-- begin Record set --

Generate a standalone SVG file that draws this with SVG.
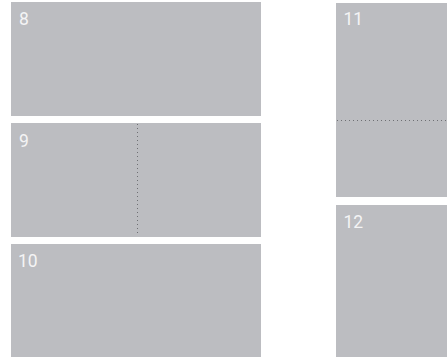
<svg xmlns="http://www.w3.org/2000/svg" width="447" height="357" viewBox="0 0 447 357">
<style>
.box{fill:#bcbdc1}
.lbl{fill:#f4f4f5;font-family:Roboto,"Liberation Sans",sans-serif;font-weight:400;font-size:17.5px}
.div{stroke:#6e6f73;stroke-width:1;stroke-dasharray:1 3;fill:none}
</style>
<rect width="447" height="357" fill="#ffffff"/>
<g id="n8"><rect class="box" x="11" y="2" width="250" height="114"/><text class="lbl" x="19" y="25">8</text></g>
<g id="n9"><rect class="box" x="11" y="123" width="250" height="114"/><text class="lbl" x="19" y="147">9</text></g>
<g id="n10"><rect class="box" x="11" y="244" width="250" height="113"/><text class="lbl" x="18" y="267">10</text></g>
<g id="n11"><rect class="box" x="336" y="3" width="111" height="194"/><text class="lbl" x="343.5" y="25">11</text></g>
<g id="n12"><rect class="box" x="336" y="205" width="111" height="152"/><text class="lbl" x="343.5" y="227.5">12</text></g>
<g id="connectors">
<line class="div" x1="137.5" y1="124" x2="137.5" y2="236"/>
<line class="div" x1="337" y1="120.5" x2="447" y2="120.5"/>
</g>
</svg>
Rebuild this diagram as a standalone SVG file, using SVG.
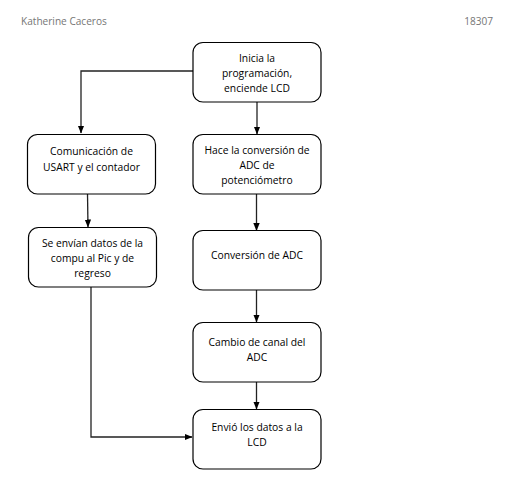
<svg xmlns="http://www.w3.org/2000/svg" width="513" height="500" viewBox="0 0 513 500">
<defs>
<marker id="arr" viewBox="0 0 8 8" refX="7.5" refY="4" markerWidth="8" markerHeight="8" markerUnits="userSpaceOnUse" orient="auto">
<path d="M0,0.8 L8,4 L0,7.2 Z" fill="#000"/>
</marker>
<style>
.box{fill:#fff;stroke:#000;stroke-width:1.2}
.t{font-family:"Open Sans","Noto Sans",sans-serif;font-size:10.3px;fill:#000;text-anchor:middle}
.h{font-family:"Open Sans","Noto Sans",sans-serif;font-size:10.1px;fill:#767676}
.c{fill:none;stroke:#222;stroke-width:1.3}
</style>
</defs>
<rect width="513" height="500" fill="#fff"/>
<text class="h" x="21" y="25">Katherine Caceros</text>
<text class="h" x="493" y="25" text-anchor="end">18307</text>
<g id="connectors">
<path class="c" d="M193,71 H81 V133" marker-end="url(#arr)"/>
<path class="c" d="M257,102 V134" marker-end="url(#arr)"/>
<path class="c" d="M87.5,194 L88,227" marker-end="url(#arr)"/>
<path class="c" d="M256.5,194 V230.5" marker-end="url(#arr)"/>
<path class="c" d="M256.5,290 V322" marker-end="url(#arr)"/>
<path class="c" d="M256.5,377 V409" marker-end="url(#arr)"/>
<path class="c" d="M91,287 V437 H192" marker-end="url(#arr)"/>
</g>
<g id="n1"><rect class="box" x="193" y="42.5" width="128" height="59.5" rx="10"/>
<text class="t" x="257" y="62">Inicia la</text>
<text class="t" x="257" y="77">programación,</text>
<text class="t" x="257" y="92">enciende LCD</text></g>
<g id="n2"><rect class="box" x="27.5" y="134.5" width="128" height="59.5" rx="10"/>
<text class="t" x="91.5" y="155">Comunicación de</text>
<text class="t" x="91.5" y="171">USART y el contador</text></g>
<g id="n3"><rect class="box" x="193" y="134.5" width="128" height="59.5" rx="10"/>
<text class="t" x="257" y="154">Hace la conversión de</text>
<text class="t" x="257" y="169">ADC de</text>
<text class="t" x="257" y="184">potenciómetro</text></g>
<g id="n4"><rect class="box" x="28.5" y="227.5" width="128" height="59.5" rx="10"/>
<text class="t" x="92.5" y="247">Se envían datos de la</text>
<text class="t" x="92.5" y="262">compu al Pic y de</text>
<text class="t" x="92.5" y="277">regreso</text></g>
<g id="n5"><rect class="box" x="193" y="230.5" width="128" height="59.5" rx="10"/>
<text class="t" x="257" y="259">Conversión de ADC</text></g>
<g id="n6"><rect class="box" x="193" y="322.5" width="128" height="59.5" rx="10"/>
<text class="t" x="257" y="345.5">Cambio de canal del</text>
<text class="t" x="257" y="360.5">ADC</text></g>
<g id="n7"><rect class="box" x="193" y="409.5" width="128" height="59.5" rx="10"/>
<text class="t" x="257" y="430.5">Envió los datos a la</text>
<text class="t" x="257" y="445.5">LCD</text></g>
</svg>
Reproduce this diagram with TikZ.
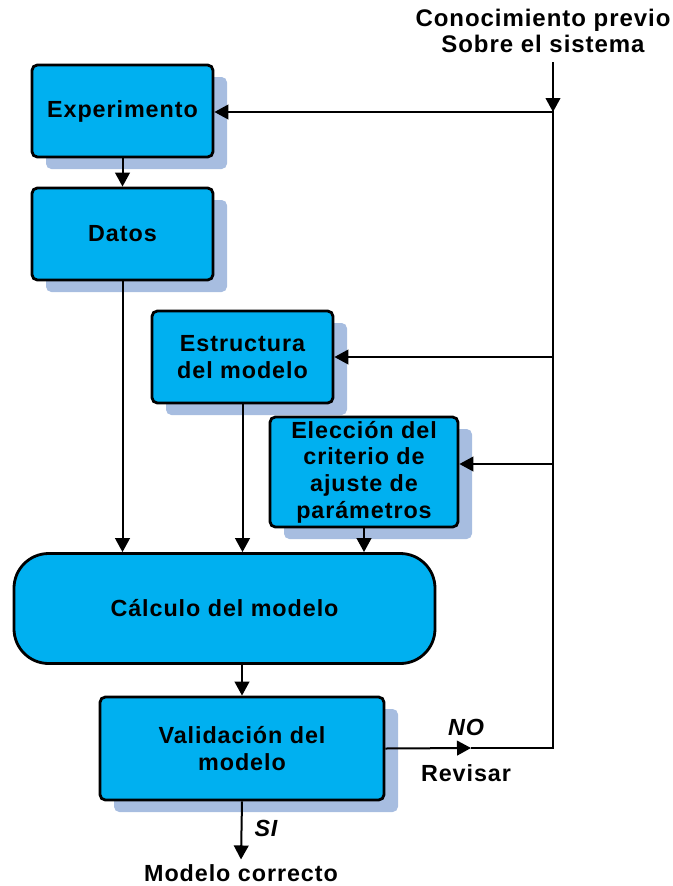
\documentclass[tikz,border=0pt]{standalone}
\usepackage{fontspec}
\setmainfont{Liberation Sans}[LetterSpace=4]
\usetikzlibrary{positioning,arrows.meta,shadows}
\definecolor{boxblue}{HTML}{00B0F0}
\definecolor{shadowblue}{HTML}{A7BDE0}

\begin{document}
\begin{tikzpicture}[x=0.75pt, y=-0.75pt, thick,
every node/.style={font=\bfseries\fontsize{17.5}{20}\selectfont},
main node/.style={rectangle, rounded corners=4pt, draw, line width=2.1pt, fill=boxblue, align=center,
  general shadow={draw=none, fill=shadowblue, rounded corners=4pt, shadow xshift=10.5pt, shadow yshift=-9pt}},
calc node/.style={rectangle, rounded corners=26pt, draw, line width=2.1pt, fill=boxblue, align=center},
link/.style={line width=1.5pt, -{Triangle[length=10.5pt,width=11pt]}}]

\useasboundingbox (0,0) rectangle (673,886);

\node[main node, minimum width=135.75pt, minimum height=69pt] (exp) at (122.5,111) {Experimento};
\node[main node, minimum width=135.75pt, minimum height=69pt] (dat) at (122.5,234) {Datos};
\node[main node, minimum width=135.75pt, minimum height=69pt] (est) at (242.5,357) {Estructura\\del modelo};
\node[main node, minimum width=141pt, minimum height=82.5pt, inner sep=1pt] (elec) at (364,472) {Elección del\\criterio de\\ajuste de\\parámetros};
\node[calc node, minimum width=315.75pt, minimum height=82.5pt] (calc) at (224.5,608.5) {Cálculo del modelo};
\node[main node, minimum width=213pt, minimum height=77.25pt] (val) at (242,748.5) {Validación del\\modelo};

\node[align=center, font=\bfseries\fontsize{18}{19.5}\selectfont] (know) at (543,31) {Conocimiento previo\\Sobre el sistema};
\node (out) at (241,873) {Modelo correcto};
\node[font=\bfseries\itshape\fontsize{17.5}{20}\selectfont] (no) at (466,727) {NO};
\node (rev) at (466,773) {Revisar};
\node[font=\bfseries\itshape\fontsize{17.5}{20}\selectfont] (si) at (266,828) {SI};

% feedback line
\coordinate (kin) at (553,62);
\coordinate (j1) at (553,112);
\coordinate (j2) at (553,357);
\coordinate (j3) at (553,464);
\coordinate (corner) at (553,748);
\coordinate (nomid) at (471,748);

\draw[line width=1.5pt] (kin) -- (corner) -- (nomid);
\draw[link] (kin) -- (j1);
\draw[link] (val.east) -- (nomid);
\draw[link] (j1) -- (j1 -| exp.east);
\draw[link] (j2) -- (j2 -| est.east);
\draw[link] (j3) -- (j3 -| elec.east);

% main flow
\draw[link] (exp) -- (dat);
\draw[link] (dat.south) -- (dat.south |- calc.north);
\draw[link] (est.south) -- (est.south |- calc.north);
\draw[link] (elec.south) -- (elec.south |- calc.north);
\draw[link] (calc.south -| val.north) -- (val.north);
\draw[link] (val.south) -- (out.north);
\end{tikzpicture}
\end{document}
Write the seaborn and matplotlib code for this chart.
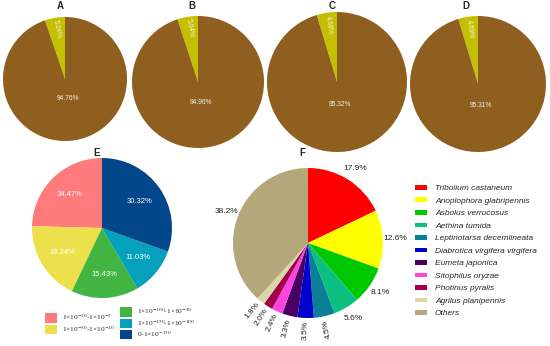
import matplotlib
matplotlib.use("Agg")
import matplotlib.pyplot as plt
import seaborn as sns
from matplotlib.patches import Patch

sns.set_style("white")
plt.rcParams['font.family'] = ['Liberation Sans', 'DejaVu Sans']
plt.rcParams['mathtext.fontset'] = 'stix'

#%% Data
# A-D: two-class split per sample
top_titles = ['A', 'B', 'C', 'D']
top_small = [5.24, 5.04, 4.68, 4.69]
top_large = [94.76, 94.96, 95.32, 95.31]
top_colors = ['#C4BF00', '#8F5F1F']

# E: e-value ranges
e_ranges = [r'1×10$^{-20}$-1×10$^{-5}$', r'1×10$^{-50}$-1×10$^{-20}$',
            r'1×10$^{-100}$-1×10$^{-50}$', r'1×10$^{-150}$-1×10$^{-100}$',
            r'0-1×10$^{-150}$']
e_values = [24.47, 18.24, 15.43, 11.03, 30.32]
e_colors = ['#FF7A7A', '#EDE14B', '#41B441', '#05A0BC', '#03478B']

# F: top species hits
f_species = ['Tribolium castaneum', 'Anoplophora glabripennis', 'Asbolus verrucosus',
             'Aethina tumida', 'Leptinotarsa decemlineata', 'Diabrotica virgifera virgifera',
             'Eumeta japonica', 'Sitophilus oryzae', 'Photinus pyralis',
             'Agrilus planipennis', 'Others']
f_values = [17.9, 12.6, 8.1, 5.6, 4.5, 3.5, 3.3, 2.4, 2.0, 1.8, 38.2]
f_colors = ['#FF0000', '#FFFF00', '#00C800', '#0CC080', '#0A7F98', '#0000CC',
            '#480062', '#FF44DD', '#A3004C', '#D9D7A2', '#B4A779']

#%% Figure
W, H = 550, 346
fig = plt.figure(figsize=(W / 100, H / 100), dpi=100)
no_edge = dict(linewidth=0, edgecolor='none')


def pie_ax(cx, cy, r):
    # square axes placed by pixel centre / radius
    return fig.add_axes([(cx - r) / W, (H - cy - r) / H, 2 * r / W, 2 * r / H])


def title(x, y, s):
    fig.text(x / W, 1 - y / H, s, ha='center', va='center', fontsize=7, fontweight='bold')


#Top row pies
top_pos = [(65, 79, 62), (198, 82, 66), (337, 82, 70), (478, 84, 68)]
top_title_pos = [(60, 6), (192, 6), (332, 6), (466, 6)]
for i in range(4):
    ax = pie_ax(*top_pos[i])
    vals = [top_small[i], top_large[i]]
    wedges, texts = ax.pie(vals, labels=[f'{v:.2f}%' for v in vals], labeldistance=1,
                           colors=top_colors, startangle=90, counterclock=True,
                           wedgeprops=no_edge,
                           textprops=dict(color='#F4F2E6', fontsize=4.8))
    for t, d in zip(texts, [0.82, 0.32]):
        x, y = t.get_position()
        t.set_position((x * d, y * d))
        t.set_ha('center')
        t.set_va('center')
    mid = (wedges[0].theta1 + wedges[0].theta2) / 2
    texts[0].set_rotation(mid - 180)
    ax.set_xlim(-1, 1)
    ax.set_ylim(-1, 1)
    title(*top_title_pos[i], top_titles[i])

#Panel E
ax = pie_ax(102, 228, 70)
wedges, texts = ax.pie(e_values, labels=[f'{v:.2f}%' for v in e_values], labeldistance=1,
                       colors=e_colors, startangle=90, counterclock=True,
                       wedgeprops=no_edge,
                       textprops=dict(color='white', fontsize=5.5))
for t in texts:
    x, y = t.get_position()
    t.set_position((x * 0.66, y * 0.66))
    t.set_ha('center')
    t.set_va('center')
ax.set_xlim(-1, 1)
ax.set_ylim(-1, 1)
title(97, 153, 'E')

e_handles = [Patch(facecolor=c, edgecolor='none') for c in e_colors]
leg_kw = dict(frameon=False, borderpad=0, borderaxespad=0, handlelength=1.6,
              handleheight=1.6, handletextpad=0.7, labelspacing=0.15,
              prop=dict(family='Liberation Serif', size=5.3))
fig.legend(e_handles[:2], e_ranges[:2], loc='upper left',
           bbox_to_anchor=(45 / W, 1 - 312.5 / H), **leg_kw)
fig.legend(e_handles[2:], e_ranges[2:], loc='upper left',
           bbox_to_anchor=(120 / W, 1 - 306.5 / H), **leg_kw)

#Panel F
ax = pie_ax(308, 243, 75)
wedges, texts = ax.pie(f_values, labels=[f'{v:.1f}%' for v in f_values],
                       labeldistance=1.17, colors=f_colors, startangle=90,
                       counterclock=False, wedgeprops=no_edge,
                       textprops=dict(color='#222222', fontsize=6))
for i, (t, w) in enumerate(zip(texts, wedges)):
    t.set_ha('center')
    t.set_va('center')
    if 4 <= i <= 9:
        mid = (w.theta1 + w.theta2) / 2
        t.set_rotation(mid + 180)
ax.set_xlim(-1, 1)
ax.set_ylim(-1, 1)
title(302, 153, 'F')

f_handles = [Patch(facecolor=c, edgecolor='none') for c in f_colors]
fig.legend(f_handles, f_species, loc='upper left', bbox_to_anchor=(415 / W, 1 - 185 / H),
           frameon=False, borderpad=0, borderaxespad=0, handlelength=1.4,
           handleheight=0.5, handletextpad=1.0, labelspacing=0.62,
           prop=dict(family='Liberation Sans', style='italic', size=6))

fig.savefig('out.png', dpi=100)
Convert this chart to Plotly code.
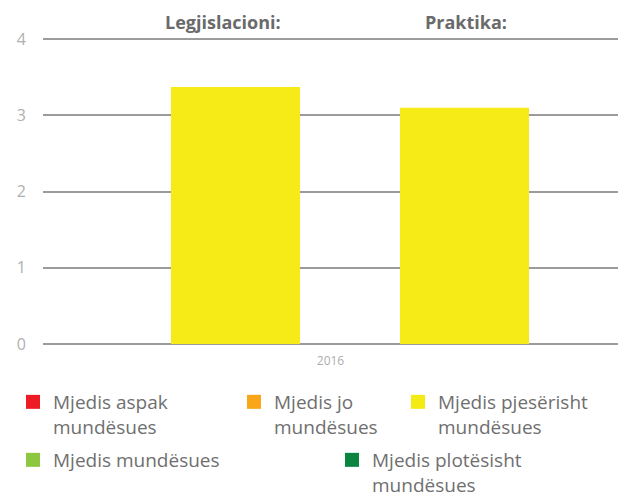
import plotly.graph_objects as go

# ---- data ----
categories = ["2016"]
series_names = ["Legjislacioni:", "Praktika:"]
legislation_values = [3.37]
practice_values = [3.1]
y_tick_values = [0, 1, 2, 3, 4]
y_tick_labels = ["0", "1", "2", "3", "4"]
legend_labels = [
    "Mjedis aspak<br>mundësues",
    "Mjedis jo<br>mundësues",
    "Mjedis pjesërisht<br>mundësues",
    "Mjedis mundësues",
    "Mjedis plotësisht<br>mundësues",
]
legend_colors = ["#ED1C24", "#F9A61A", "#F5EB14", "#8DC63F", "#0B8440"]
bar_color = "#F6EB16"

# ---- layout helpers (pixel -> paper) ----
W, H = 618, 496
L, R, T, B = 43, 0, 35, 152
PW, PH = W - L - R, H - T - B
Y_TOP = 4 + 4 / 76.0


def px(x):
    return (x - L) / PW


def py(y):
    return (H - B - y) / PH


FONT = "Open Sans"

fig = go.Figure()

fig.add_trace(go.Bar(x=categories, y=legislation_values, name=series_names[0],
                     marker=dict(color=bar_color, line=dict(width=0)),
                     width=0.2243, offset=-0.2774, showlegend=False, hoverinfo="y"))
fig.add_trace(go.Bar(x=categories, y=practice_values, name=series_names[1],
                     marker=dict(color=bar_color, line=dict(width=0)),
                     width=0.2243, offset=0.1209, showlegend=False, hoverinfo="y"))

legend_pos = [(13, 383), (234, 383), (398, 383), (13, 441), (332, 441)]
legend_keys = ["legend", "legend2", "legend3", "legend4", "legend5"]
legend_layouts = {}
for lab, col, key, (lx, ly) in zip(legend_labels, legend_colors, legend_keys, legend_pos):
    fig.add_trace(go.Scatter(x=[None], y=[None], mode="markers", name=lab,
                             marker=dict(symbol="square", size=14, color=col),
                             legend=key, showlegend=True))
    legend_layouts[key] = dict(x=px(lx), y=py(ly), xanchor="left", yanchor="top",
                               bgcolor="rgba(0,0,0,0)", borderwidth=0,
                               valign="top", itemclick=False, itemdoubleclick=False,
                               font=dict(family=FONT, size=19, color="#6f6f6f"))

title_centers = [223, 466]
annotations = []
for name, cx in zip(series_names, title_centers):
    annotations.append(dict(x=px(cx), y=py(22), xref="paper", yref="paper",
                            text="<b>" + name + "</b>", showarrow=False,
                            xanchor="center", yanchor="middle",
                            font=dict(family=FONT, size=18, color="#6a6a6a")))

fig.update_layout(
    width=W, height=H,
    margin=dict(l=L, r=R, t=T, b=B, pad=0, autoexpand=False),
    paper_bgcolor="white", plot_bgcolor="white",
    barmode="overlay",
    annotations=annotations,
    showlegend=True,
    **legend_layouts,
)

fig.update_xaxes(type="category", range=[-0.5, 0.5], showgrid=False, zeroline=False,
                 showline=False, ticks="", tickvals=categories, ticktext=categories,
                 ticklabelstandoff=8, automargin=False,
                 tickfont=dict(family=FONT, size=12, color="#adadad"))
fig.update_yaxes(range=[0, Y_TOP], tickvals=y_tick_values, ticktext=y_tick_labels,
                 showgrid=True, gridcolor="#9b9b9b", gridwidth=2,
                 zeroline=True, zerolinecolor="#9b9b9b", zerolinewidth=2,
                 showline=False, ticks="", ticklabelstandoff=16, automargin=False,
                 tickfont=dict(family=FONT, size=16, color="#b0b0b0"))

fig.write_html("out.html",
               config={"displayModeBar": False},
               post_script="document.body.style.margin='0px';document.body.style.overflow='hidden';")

-- end Record set --

* _Short task_: Check each line of the data above for the word "file" and say how many lines contain it, giving nothing besides the number.

* _Output_: 2